Charlie, with Rasheed aboard, had reached Pasadena, and was moving south on San Gabriel Boulevard toward Monterey Park. It was in Monterey Park that the transfer of the explosive device to Rasheed was supposed to take place, just before Charlie handed him over to Cheryl.

Dotted yellow line, moving faster now.

Green line with crimson halo, traveling toward rendezvous.

Deep-purple line heading in the same direction from the opposite side.

Dotted yellow converging with green. The signal coming from Charlie: successful acquisition.

“Rasheed’s got the bomb, now,” Andy announced. “Going on to rendezvous with Cheryl.”

This is easy, he thought. Fun, even.

We should do one of these every day.

Half an hour later. Deep-purple line bearing crimson halo now approaches great black slash that represents the Los Angeles wall on Andy’s master screen. Shimmering vermilion chevrons indicate the Alhambra gate. On audio Andy asks Cheryl for confirmation of position and gets it. All is well. Cheryl is about to enter the city, with Rasheed sitting quietly beside her and the bomb reposing in his backpack.

Andy listens in. Gatekeeper stuff going on. Routine demand for identification.

Cheryl must be making her reply, now, sticking out her implant to be scanned by the gatekeeper. A pass number has been provided for her use. It is, in fact, the pass number of one of the LACON men who had so unkindly trussed Andy in that straitjacket on that bad day on Figueroa Street. Will it work? Yes, it works. The Alhambra barrier opens. Cheryl passes unchallenged through the wall.

Beaming in satisfaction, Andy glances up and around at the current group of onlookers in the communication center: Steve, Cindy, Cassandra, La-La, and the wide-eyed little boy. Why aren’t the rest of them here, all of them, now that the big moment is practically at hand? Aren’t they interested? Especially Anson. Where the fuck is Anson? Off playing golf? Is the suspense too much for him?

To hell with Anson.

“Rasheed is now within the wall,” Andy says, resonantly, majestically.

The crimson circle has separated from the deep-purple line and is moving at a nice steady clip through the shabby streets of the Los Angeles warehouse district. Andy brings up the resolution on his street-map underlay, and sees that Cheryl is parked just east of Santa Fe Avenue near the old and rusting railway tracks, and that the street along which long-legged Rasheed is currently briskly striding is Second Street, heading toward Alameda.

Andy lets five minutes more elapse. According to the screen, Rasheed now is practically on the threshold of Prime’s snug little hideout.

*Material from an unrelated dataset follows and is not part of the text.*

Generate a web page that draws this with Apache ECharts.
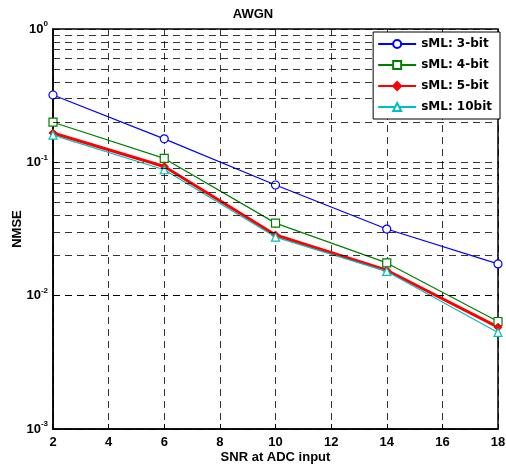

Time for one final bit of voice-to-voice confirmation.

“Rasheed?” Andy says, via the audio channel.

“I am here, Andy.”

“Where is that?”

“Perimeter of Objective Zone.”

Rasheed’s voice, tiny in Andy’s headphone, does not waver in the slightest. To Andy he sounds marvelously cool, calm, completely serene. Pulse rate normal, absolutely unhurried, no doubt. All quiet within Rasheed, quiet as the grave. That boy is a wonder, Andy thinks. He is a superhuman. Walking right up to that building with a bomb on his back and he’s not even perspiring.

“This is our last audio contact, Rasheed. Everything digital from here on. Acknowledge digitally.”